Let’s imagine one of these superintelligent math oracles that’s tasked with modelling a single (carefully selected) integer sequence. An oracle that learns an efficient, predictive model of the primes (specifically, their distribution among the natural numbers) can be said to fully “understand” that sequence. But is that all it understands? Due to the fundamental nature of primes in mathematics, an AI that finds their underlying pattern would arguably “know” number theory (and related mathematical fields) on a far deeper level than any human. A task that seemed constrained in its implications (“Predict the next n primes”) with a simple, associated dataset (e.g. the first million primes) gave the AI a far wider insight into hidden mathematical reality than was perhaps imagined at the outset.

Note that this doesn’t necessarily have to be viewed negatively.

Added to that, this prime-predicting oracle might know more than the secret workings of numbers. The primes seem to bleed into our physical reality. For instance, patterns in primes are mirrored in certain forms of matter interactions. The hibernation cycle of cicadas follows a prime pattern. Whether these are coincidences or hint at some deeper connection between the primes and the real world, it raises the possibility that modelling abstract objects can still give an entity insights into the physical world. Insights, needless to say, humans don’t currently possess.

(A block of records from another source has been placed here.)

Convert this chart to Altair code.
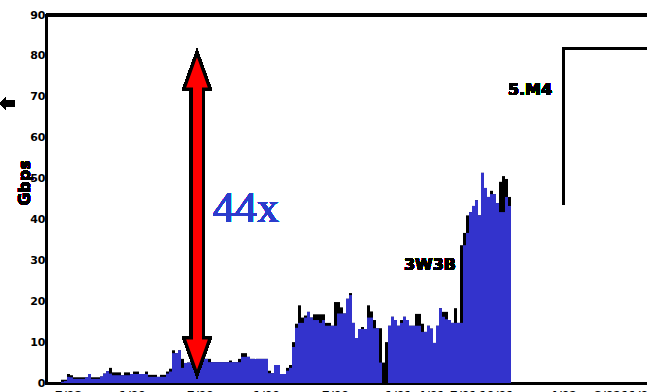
import altair as alt
import pandas as pd

# average traffic per bin (blue) and peak traffic per bin (black), Gbps
avg = [0, 0.3, 0.5, 1.5, 1.4, 1.0, 1.0, 1.0, 1.0, 1.4,
       2.2, 1.0, 1.0, 1.0, 1.6, 2.3, 2.9, 2.3, 1.9, 1.9,
       1.9, 1.9, 1.9, 1.9, 2.2, 2.2, 2.2, 2.2, 2.2, 2.2,
       1.5, 1.5, 1.5, 1.5, 1.5, 1.5, 2.3, 2.8, 7.3, 7.3,
       8.0, 3.7, 4.9, 5.0, 5.0, 5.0, 5.0, 5.2, 5.9, 5.9,
       5.1, 5.1, 5.1, 5.1, 5.1, 5.1, 5.1, 5.1, 5.1, 5.1,
       5.1, 6.4, 6.4, 6.4, 5.9, 5.9, 5.9, 5.9, 5.9, 5.9,
       2.4, 2.4, 4.4, 4.4, 2.2, 2.2, 3.0, 3.7, 8.8, 13.5,
       14.7, 14.7, 16.0, 17.4, 16.0, 15.4, 15.4, 14.7, 15.4, 14.0,
       14.0, 14.0, 14.0, 17.0, 17.0, 17.0, 20.6, 21.5, 14.7, 11.0,
       13.2, 13.2, 13.2, 16.0, 16.0, 13.4, 13.4, 5.0, 0, 0,
       14.0, 16.2, 15.4, 14.0, 14.7, 16.2, 15.4, 14.0, 14.0, 14.0,
       14.0, 12.5, 12.5, 14.0, 13.3, 9.8, 14.0, 18.3, 16.2, 15.6,
       15.4, 14.7, 14.7, 14.7, 14.7, 33.7, 36.7, 41.8, 43.3, 44.7,
       41.0, 51.4, 47.7, 45.5, 46.2, 46.2, 44.0, 41.8, 41.8, 45.5,
       43.3]
peak = [0, 0.8, 0.8, 2.2, 1.9, 1.4, 1.4, 1.4, 1.4, 1.4,
        2.2, 1.4, 1.4, 1.4, 1.6, 2.3, 2.9, 3.7, 2.6, 2.6,
        2.6, 1.9, 2.6, 2.6, 2.2, 2.8, 2.8, 2.2, 2.2, 2.8,
        2.0, 2.0, 2.0, 1.5, 2.0, 2.0, 2.8, 3.5, 8.0, 7.3,
        8.0, 5.9, 4.9, 5.0, 5.0, 5.0, 5.0, 5.2, 5.9, 5.9,
        5.9, 5.1, 5.1, 5.1, 5.1, 5.1, 5.1, 5.5, 5.1, 5.1,
        5.9, 7.3, 7.3, 6.4, 5.9, 5.9, 5.9, 5.9, 5.9, 5.9,
        3.0, 2.4, 4.4, 4.4, 2.2, 2.2, 3.7, 4.4, 10.0, 14.5,
        19.0, 16.0, 16.5, 17.4, 16.0, 16.8, 16.8, 16.8, 16.8, 14.7,
        14.7, 14.0, 19.8, 19.8, 18.5, 17.0, 20.6, 22.0, 14.7, 11.0,
        13.2, 13.7, 13.2, 19.0, 17.5, 15.4, 13.4, 13.4, 5.0, 10.0,
        14.0, 16.2, 15.4, 14.0, 15.4, 16.2, 15.4, 14.0, 14.0, 16.9,
        16.9, 14.5, 12.5, 14.0, 13.3, 9.8, 14.0, 18.3, 17.4, 17.4,
        15.4, 14.7, 18.3, 14.7, 33.7, 36.7, 41.0, 41.8, 43.3, 44.7,
        41.0, 51.4, 47.7, 45.5, 47.0, 46.2, 44.0, 49.2, 50.6, 49.9,
        45.5]
assert len(avg) == len(peak)

first_bin = 4          # index of the first bin on the time axis
x_end = 601 / 3        # time-axis extent in bins
x_ticks = [7.33, 28.67, 51.33, 73.33, 96.33, 117.33, 128.33, 139, 150, 172.33, 187, 197.33]
x_labels = ["7/98", "1/99", "7/99", "1/00", "7/00", "1/01", "4/01", "7/01", "10/01", "4/02", "8/02", "11/02"]
y_ticks = [0, 10, 20, 30, 40, 50, 60, 70, 80, 90]

df = pd.DataFrame({
    "b0": [first_bin + i for i in range(len(avg))],
    "b1": [first_bin + i + 1 for i in range(len(avg))],
    "avg": avg,
    "peak": peak,
})

W, H = 601, 368
xs = alt.Scale(domain=[0, x_end], nice=False, zero=False)
ys = alt.Scale(domain=[0, 90], nice=False)
label_expr = "[" + ",".join("'%s'" % s for s in x_labels) + "][indexof([" + ",".join(str(v) for v in x_ticks) + "], datum.value)]"
x_axis = alt.Axis(values=x_ticks, labelExpr=label_expr, title=None, ticks=False, labelPadding=6,
                  labelFontSize=11)
y_axis = alt.Axis(values=y_ticks, title=None, ticks=False, labelPadding=1, labelFontSize=11)

base = alt.Chart(df)
peak_layer = base.mark_rect(color="black").encode(
    x=alt.X("b0:Q", scale=xs, axis=x_axis), x2="b1",
    y=alt.Y("peak:Q", scale=ys, axis=y_axis), y2=alt.datum(0))
avg_layer = base.mark_rect(color="#3333cc").encode(
    x=alt.X("b0:Q", scale=xs, axis=x_axis), x2="b1",
    y=alt.Y("avg:Q", scale=ys, axis=y_axis), y2=alt.datum(0))

top_line = alt.Chart(df).mark_rule(color="black", strokeWidth=3).encode(
    x=alt.value(0), x2=alt.value(W), y=alt.value(0))
bracket_v = alt.Chart(df).mark_rule(color="black", strokeWidth=3).encode(
    x=alt.value(517.5), y=alt.value(32), y2=alt.value(190))
bracket_h = alt.Chart(df).mark_rule(color="black", strokeWidth=3).encode(
    x=alt.value(516), x2=alt.value(W), y=alt.value(33.5))

txt_44 = alt.Chart(df).mark_text(text="44x", font="Liberation Serif", fontSize=44, color="#2b3ccc",
                                 align="left", baseline="alphabetic").encode(
    x=alt.value(167), y=alt.value(207))
txt_a = alt.Chart(df).mark_text(text="3W3B", font="DejaVu Sans", fontWeight="bold", fontSize=16,
                                color="black", align="center", baseline="middle").encode(
    x=alt.value(384), y=alt.value(250))
txt_b = alt.Chart(df).mark_text(text="5.M4", font="DejaVu Sans", fontWeight="bold", fontSize=16,
                                color="black", align="center", baseline="middle").encode(
    x=alt.value(484), y=alt.value(75))

shaft_black = alt.Chart(df).mark_rule(color="black", strokeWidth=16).encode(
    x=alt.value(151), y=alt.value(71), y2=alt.value(326))
head_up = alt.Chart(df).mark_point(shape="M0,-1L0.72,1L-0.72,1Z", size=1296, filled=True,
                                   fill="red", stroke="black", strokeWidth=3, opacity=1).encode(
    x=alt.value(151), y=alt.value(56))
head_down = alt.Chart(df).mark_point(shape="M0,1L0.72,-1L-0.72,-1Z", size=1296, filled=True,
                                     fill="red", stroke="black", strokeWidth=3, opacity=1).encode(
    x=alt.value(151), y=alt.value(341))
shaft_red = alt.Chart(df).mark_rule(color="red", strokeWidth=9).encode(
    x=alt.value(151.5), y=alt.value(69), y2=alt.value(329))

left_glyph = alt.Chart(df).mark_point(
    shape="M-1,0L-0.2,-0.8L-0.2,-0.4L1,-0.4L1,0.4L-0.2,0.4L-0.2,0.8Z",
    size=225, filled=True, fill="black", strokeWidth=0, opacity=1).encode(
    x=alt.value(-38.5), y=alt.value(88.5))
y_title = alt.Chart(df).mark_text(text="Gbps", font="DejaVu Sans", fontWeight="bold", fontSize=16,
                                  color="black", angle=270, align="center", baseline="middle").encode(
    x=alt.value(-21.5), y=alt.value(168))

chart = alt.layer(
    peak_layer, avg_layer, top_line, bracket_v, bracket_h, txt_44, txt_a, txt_b,
    shaft_black, head_up, head_down, shaft_red, left_glyph, y_title
).properties(
    width=W, height=H,
    autosize=alt.AutoSizeParams(type="none"),
    padding={"left": 46, "top": 15, "right": 0, "bottom": 9},
    background="white",
).configure_view(stroke=None).configure_axis(
    domainColor="black", domainWidth=3, domainCap="square", grid=False,
    labelFont="DejaVu Sans", labelFontWeight="bold", labelColor="black",
)

chart.save("out.html", embed_options={"renderer": "svg", "actions": False})
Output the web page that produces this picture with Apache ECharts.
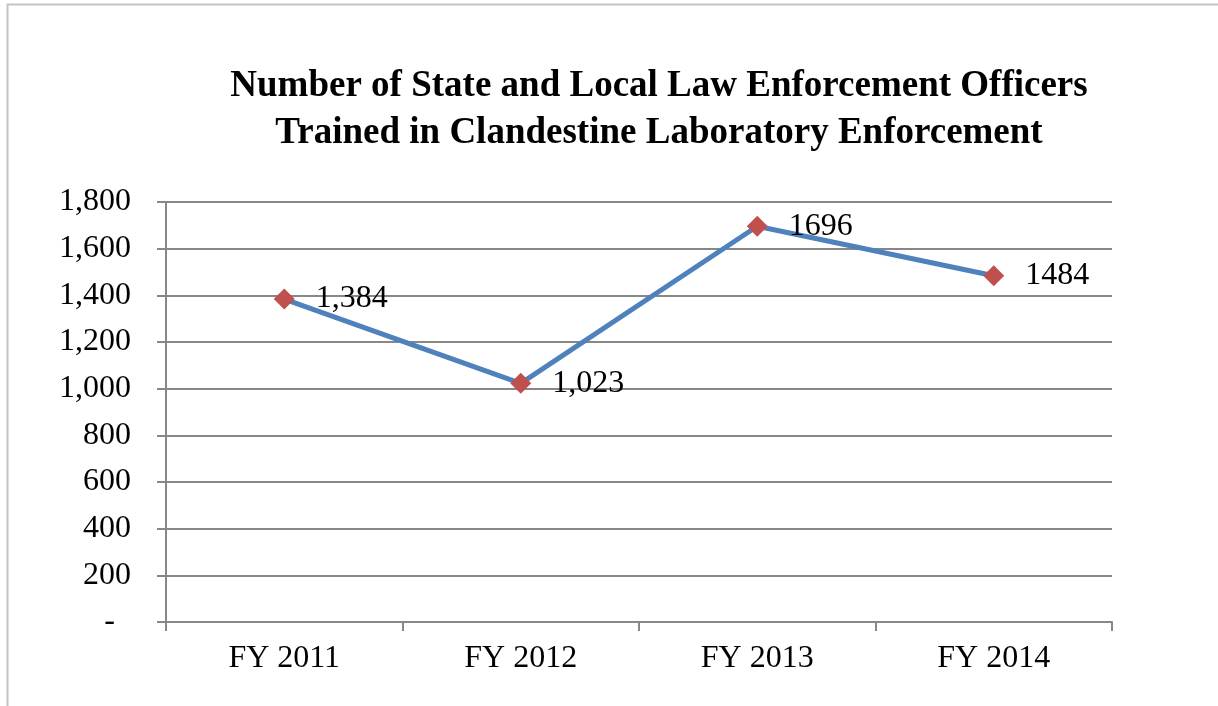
<!DOCTYPE html>
<html>
<head>
<meta charset="utf-8">
<style>
  html, body { margin: 0; padding: 0; background: #fff; }
  #chart { width: 1218px; height: 706px; }
</style>
<script src="https://cdn.jsdelivr.net/npm/echarts@6/dist/echarts.min.js"></script>
</head>
<body>
<div id="chart"></div>
<script>
// Officers trained per fiscal year
const categories = ['FY 2011', 'FY 2012', 'FY 2013', 'FY 2014'];
const officersTrained = [1384, 1023, 1696, 1484];
const pointLabels = ['1,384', '1,023', '1696', '1484'];
const yTickLabels = ['-', '200', '400', '600', '800', '1,000', '1,200', '1,400', '1,600', '1,800'];

const serif = '"Liberation Serif", "Times New Roman", serif';
const gridGray = '#878787';

const chart = echarts.init(document.getElementById('chart'));
chart.setOption({
  backgroundColor: '#ffffff',
  animation: false,
  graphic: [{
    type: 'rect',
    shape: { x: 7.5, y: 4.5, width: 1400, height: 900 },
    style: { fill: 'none', stroke: '#c4c4c4', lineWidth: 2 },
    silent: true
  }],
  title: {
    text: 'Number of State and Local Law Enforcement Officers\nTrained in Clandestine Laboratory Enforcement',
    left: 654,
    top: 58,
    textAlign: 'center',
    textStyle: {
      fontFamily: serif,
      fontWeight: 'bold',
      fontSize: 37,
      lineHeight: 47,
      color: '#000'
    }
  },
  grid: { left: 166, right: 106, top: 202, bottom: 84, containLabel: false },
  xAxis: {
    type: 'category',
    data: categories,
    boundaryGap: true,
    axisLine: { lineStyle: { color: gridGray, width: 2 } },
    axisTick: { show: true, length: 9, alignWithLabel: false, lineStyle: { color: gridGray, width: 2 } },
    axisLabel: { margin: 21, fontFamily: serif, fontSize: 32, color: '#000' }
  },
  yAxis: {
    type: 'value',
    min: 0,
    max: 1800,
    interval: 200,
    axisLine: { show: true, lineStyle: { color: gridGray, width: 2 } },
    axisTick: { show: true, length: 9, lineStyle: { color: gridGray, width: 2 } },
    splitLine: { show: true, lineStyle: { color: gridGray, width: 2 } },
    axisLabel: {
      margin: 35,
      fontFamily: serif,
      fontSize: 32,
      color: '#000',
      formatter: function (v) {
        const label = yTickLabels[Math.round(v / 200)];
        return label === '-' ? '-  ' : label;
      }
    }
  },
  series: [{
    type: 'line',
    data: officersTrained,
    symbol: 'diamond',
    symbolSize: 21,
    lineStyle: { color: '#4f81bd', width: 5 },
    itemStyle: { color: '#c0504d' },
    label: {
      show: true,
      position: 'right',
      distance: 21,
      fontFamily: serif,
      fontSize: 32,
      color: '#000',
      formatter: function (p) { return pointLabels[p.dataIndex]; }
    },
    z: 3
  }]
});
</script>
</body>
</html>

Of course, the fact that the alien abstractions the AI has learned over the data overlap with some other structures we humans call “the real world” will probably be of zero interest to it. And as I previously mentioned, this potential phenomenon isn’t necessarily a negative. In fact, I think it could be advantageous to humans. It hints, I think, at the possibility of radical data efficiency given the task of modelling a world. That is, the real world.

What kind of data would we feed a superintelligent oracle whose task was modelling known reality, and not just abstract mathematical objects? Well, there’s Wikipedia. Marcus Hutter uses it as the basis of his contest for lossless compression in the hopes that this will lead to AGI. But Wikipedia is huge. Modelling the entire thing is grossly inefficient. Perhaps we could just use Vital Level V, a collection of the ~50,000 most important Wiki articles? That’s still a huge amount of data though. Point a webcam at a busy town square? Way too much data.

What would be ideal is a small and simple (but probably very hard to model) dataset that gives an AI profound insights into our physical world, similar to how the prime-predictor uses its own simple dataset (a list of primes) to glean insights into mathematical reality.

Perhaps such an example is the VIX, a market volatility index that tracks the expected strength of S&P 500 price changes over the near term. It could be said to capture people’s sense of foreboding about the near future at any given time. How much information is encoded in its price changes? It would seem to me that humans are in there, with all their fears, and hopes and ambitions. The current state of the world? The hidden workings of the world? Could reality as we know it be derived from a sequence of VIX price changes?

That’s just one idea for an ultra-basic world-modelling dataset. I’d be happy to hear more suggestions.